With Brexit set to dominate political discussions this year, Ben Briggs met with English and Welsh sheep farmers to discuss the UK’s position in global trade at a round-table debate in Herefordshire.
As part of our Shape Your Farming Future campaign, Farmers Guardian spoke to a panel of five sheep farmers to gauge their hopes and fears for farming and agricultural policy post-Brexit. In the coming weeks, FG will be talking to farmers from other sectors, getting their views before putting them to the people who will shape UK farm policy.
KH: My main concern is there are bigger lobbying groups which speak louder than farmers. I am not against environmental concerns, but they will take it down the wrong route if we let them. You then have the issue of imports. Michael Gove said Brexit was a huge opportunity for cheap food imports, but this threatens the UK’s food security in the long-term.
JA: From a Welsh perspective, protected geographical indication [PGI] Welsh Lamb is so important for us as it is a global brand and, if we were to lose this, then I would be concerned about what replaces it.
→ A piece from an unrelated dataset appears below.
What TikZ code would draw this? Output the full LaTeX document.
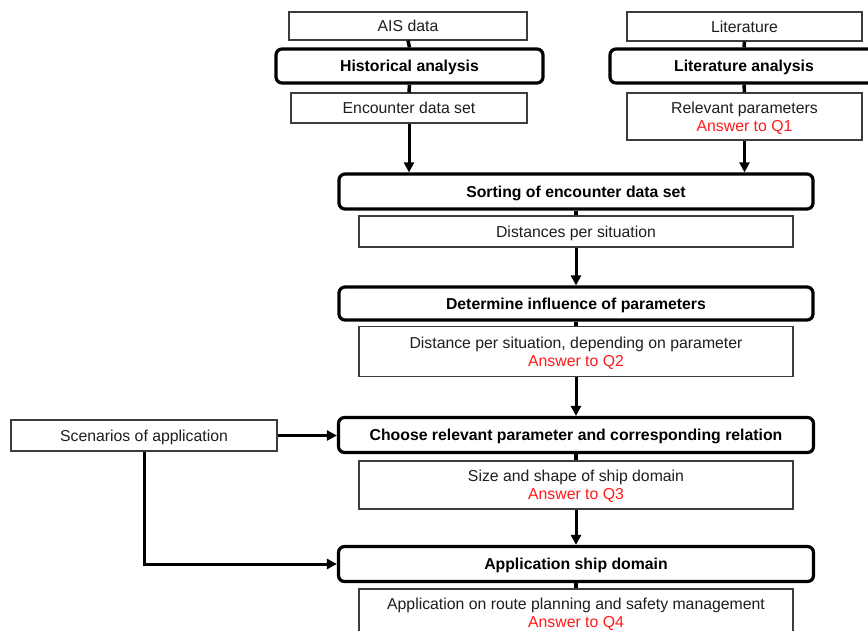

JL: If we lose market access to the EU and are then flooded with cheap Australian lamb because of a trade deal with them, then we face a double whammy. I believe we will retain PGI status Welsh Lamb.
PW: They kept saying a third of the public wants a better environment, 30 per cent are not bothered about the environment and a third want environmentally sensitive farming. We have had 30 years of environmental schemes and we were doing it for decades before but never got the credit. There is a lack of public recognition about what has been done for the environment by farmers.
BG: I believe most farmers want to produce food from environmentally friendly landscapes. If we want to continue to receive support payments then we have to recognise the public’s concerns and address them. A tiered system which incentivises food production and environmental management would allow us to mix the two.
KH: The problem is many of the green lobby and environmentalists exist in a social media echo chamber of their own anti-farming views. Why so many people listen to them is odd, but they do and we have to combat this as an industry.
BG: We want to keep producing food and I believe there will be an environmental incentive as well.
PW: New Zealand has a different way of farming, but it has an image of green grass all year round. We are doing the same, but not promoting it. They are good at marketing, but we need to show our product is just as good, if not better. We do not seem to do this. We also need to dispel the myth wherever there are sheep there are too many, especially in the hills.
KH: There is a perception sheep can be bad for the environment.
BG: The sheep industry is unique as a lot of people keep sheep for fun. Nobody milks a cow for fun. Sheep farmers will carry on regardless.
KH: China would be the main market for us to access, but Government will be having discussions with scores of countries. AHDB needs to get a plan for us and act as the link.
BG: The EU is the number one market but we must also look for others.
JA: Will the EU still be number one in 20 years? A lot of people in their 30s like me are looking longer term and thinking 30-40 years ahead. Many of my friends see this as a huge chance to get a foot on the ladder, take over farms which others cannot make pay and really shake things up. They feel people have been able to sit on the land for too long and now is the time for change. It is all well having a new entrants scheme, such as the one we have in Wales, but we need something which genuinely enables people to get started. I voted out of the EU as I believe we should be targeting markets such as India and China and allow the market to support us in the long run.
PW: You also have to consider how difficult it is to retire at the moment. How do we get off the treadmill? There is a generation which wants to get a foot on the ladder and a generation which wants to get off, but the taxation systems and other issues work against this transition. Maybe now is the time to revisit this.
KH: It is time for regulations governing the industry to be scaled back. We need to decide what we want and be able to answer the questions fired at us in terms of regulation and trade.
JL: We could end up with different policies and different systems of regulation across the devolved nations which will not help in terms of red tape. It is essential we are not sidelined when discussions get difficult regarding regulations because Jacob’s generation just wants to be able to make money off sheep and let the market pay.
JA: Being able to make money from sheep is all I want to do. We have to look to the future. I would take short-term pain for long-term trading and economic gain. We have to talk about the opportunities Brexit provides and not just focus on the negatives.
PW: People know what they do not want in terms of regulation and trade, but they have not yet decided what they do want. There is no point sitting here and being happy the Basic Payment Scheme will stay until 2020 but not planning for once it has gone.
JL: The level of support will drop but at what point do farmers stop applying for it and revert to the law of the land?
JL: On the Monday after the referendum, Neil Hamilton, the UKIP leader in Wales, asked what Carwyn Jones would do and he said agriculture was devolved and they would make the most of it. My worry is what happens across the border and if you farm into England then there could be real problems because of the different systems. In the end we cannot be too far away from what happens in England as we have a long border. I did not vote for devolution.
JA: I would rather be run from Westminster as the Government there is more in tune with farming than the Labour Government in Wales.